FA-KES: A Fake News Dataset around the Syrian War
DOI:
https://doi.org/10.1609/icwsm.v13i01.3254Abstract
Most currently available fake news datasets revolve around US politics, entrainment news or satire. They are typically scraped from fact-checking websites, where the articles are labeled by human experts. In this paper, we present FA-KES, a fake news dataset around the Syrian war. Given the specific nature of news reporting on incidents of wars and the lack of available sources from which manually-labeled news articles can be scraped, we believe a fake news dataset specifically constructed for this domain is crucial. To ensure a balanced dataset that covers the many facets of the Syrian war, our dataset consists of news articles from several media outlets representing mobilisation press, loyalist press, and diverse print media. To avoid the difficult and often-subjective task of manually labeling news articles as true or fake, we employ a semi-supervised fact-checking approach to label the news articles in our dataset. With the help of crowdsourcing, human contributors are prompted to extract specific and easy-to-extract information that helps match a given article to information representing “ground truth” obtained from the Syrian Violations Documentation Center. The information extracted is then used to cluster the articles into two separate sets using unsupervised machine learning. The result is a carefully annotated dataset consisting of 804 articles labeled as true or fake and that is ideal for training machine learning models to predict the credibility of news articles.
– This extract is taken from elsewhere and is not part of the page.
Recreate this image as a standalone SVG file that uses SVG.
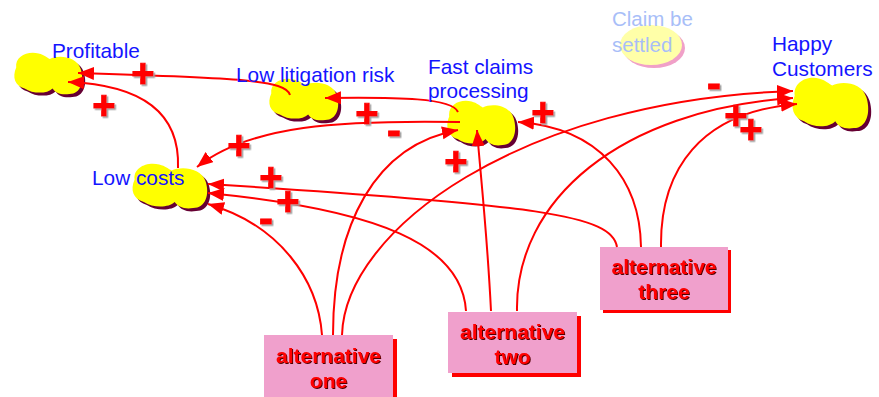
<svg xmlns="http://www.w3.org/2000/svg" xmlns:xlink="http://www.w3.org/1999/xlink" width="879" height="397" viewBox="0 0 879 397">
<style>
.lbl{font-family:"Liberation Sans",Arial,sans-serif;font-size:20.8px;fill:#1414ff}
.faint{font-family:"Liberation Sans",Arial,sans-serif;font-size:20.5px;fill:#a8bef8}
.alt{font-family:"Liberation Sans",Arial,sans-serif;font-size:21px;font-weight:bold;fill:#ff0000;text-anchor:middle;filter:url(#tshadow)}
.sign{font-family:"Liberation Sans",Arial,sans-serif;font-weight:bold;fill:#ff0000;stroke:#ff0000;stroke-width:1;text-anchor:middle;filter:url(#sshadow)}
.plus{font-size:40px}
.minus{font-size:42px}
.link{fill:none;stroke:#ff0000;stroke-width:2;marker-end:url(#arrow)}
.cloudsh{fill:#660033}
.cloud{fill:#ffff00}
.box{fill:#f0a0cc}
.boxsh{fill:#ff0000}
</style>
<defs>
<path id="cloud" d="M6,22 C4,6 22,-2 38,2 C46,4 50,8 54,10 C66,4 92,6 98,24 C104,42 98,60 82,60 C70,62 62,58 58,52 C50,60 30,60 18,52 C4,48 0,36 6,22 Z"/>
<marker id="arrow" markerUnits="userSpaceOnUse" markerWidth="18" markerHeight="14" refX="16" refY="6.5" orient="auto">
<path d="M0,0 L16,6.5 L0,13 Z" fill="#ff0000"/>
</marker>
<filter id="tshadow" x="-10%" y="-20%" width="120%" height="140%">
<feDropShadow dx="1" dy="1" stdDeviation="0.4" flood-color="#500000"/>
</filter>
<filter id="sshadow" x="-30%" y="-30%" width="160%" height="160%">
<feDropShadow dx="1.5" dy="1.5" stdDeviation="0.5" flood-color="#a0a0a0"/>
</filter>
</defs>
<rect width="879" height="397" fill="#ffffff"/>

<g id="node-profitable">
<use xlink:href="#cloud" class="cloudsh" transform="translate(15,55) scale(0.7,0.7)"/>
<use xlink:href="#cloud" class="cloud" transform="translate(12,52) scale(0.7,0.7)"/>
</g>
<g id="node-low-costs">
<use xlink:href="#cloud" class="cloudsh" transform="translate(133,166) scale(0.77,0.75)"/>
<use xlink:href="#cloud" class="cloud" transform="translate(130,163) scale(0.77,0.75)"/>
</g>
<g id="node-low-litigation-risk">
<use xlink:href="#cloud" class="cloudsh" transform="translate(270,81) scale(0.71,0.7)"/>
<use xlink:href="#cloud" class="cloud" transform="translate(267,78) scale(0.71,0.7)"/>
</g>
<g id="node-fast-claims">
<use xlink:href="#cloud" class="cloudsh" transform="translate(448,103) scale(0.7,0.75)"/>
<use xlink:href="#cloud" class="cloud" transform="translate(445,100) scale(0.7,0.75)"/>
</g>
<g id="node-happy-customers">
<use xlink:href="#cloud" class="cloudsh" transform="translate(793,80) scale(0.78,0.85)"/>
<use xlink:href="#cloud" class="cloud" transform="translate(790,77) scale(0.78,0.85)"/>
</g>
<g id="node-claim-settled">
<ellipse cx="654" cy="48" rx="31" ry="20" fill="#f0a0c8"/>
<ellipse cx="651" cy="45" rx="31" ry="20" fill="#ffffa8"/>
<text class="faint" x="612" y="26">Claim be</text>
<text class="faint" x="612" y="52">settled</text>
</g>

<g id="node-alt-one">
<rect class="boxsh" x="268" y="339" width="129" height="62"/>
<rect class="box" x="264" y="335" width="129" height="62"/>
<text class="alt" x="328.5" y="363">alternative</text>
<text class="alt" x="328.5" y="388">one</text>
</g>
<g id="node-alt-two">
<rect class="boxsh" x="452" y="316" width="129" height="61"/>
<rect class="box" x="448" y="312" width="129" height="61"/>
<text class="alt" x="512.5" y="339">alternative</text>
<text class="alt" x="512.5" y="364">two</text>
</g>
<g id="node-alt-three">
<rect class="boxsh" x="603" y="250" width="128" height="63"/>
<rect class="box" x="600" y="247" width="128" height="63"/>
<text class="alt" x="664" y="274">alternative</text>
<text class="alt" x="664" y="299">three</text>
</g>

<g id="connectors">
<path class="link" d="M290,95 C286,80 240,78 78,73"/>
<path class="link" d="M178,168 C180,115 145,85 68,82"/>
<path class="link" d="M458,112 C452,98 400,97 325,98"/>
<path class="link" d="M460,122 C340,120 250,125 197,167"/>
<path class="link" d="M322,335 C318,280 280,225 208,204"/>
<path class="link" d="M333,335 C333,225 375,145 458,130"/>
<path class="link" d="M342,335 C345,230 520,100 793,91"/>
<path class="link" d="M466,311 C462,245 380,210 208,193"/>
<path class="link" d="M491,311 C487,230 480,170 477,130"/>
<path class="link" d="M517,311 C515,200 620,110 793,98"/>
<path class="link" d="M617,247 C612,215 540,205 208,184"/>
<path class="link" d="M641,247 C640,180 600,128 518,122"/>
<path class="link" d="M661,247 C660,170 700,112 797,104"/>
<g id="connector-signs">
<text class="sign plus" x="143" y="87">+</text>
<text class="sign plus" x="104" y="119">+</text>
<text class="sign plus" x="367" y="127">+</text>
<text class="sign minus" x="394" y="145">-</text>
<text class="sign plus" x="239" y="159">+</text>
<text class="sign plus" x="271" y="191">+</text>
<text class="sign plus" x="288" y="215">+</text>
<text class="sign minus" x="266" y="233">-</text>
<text class="sign plus" x="456" y="175">+</text>
<text class="sign plus" x="543" y="126">+</text>
<text class="sign minus" x="714" y="98">-</text>
<text class="sign plus" x="736" y="129">+</text>
<text class="sign plus" x="751" y="143">+</text>
</g>
</g>

<g id="labels">
<text class="lbl" x="52" y="58">Profitable</text>
<text class="lbl" x="92" y="185">Low costs</text>
<text class="lbl" x="236" y="82">Low litigation risk</text>
<text class="lbl" x="428" y="74">Fast claims</text>
<text class="lbl" x="428" y="98">processing</text>
<text class="lbl" x="772" y="51">Happy</text>
<text class="lbl" x="772" y="76">Customers</text>
</g>
</svg>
Our dataset is publicly available at https://doi.org/10.5281/zenodo.2607278. Although our dataset is focused on the Syrian crisis, it can be used to train machine learning models to detect fake news in other related domains. Moreover, the framework we used to obtain the dataset is general enough to be used to build other fake news datasets around military conflicts, provided there is some corresponding ground-truth available.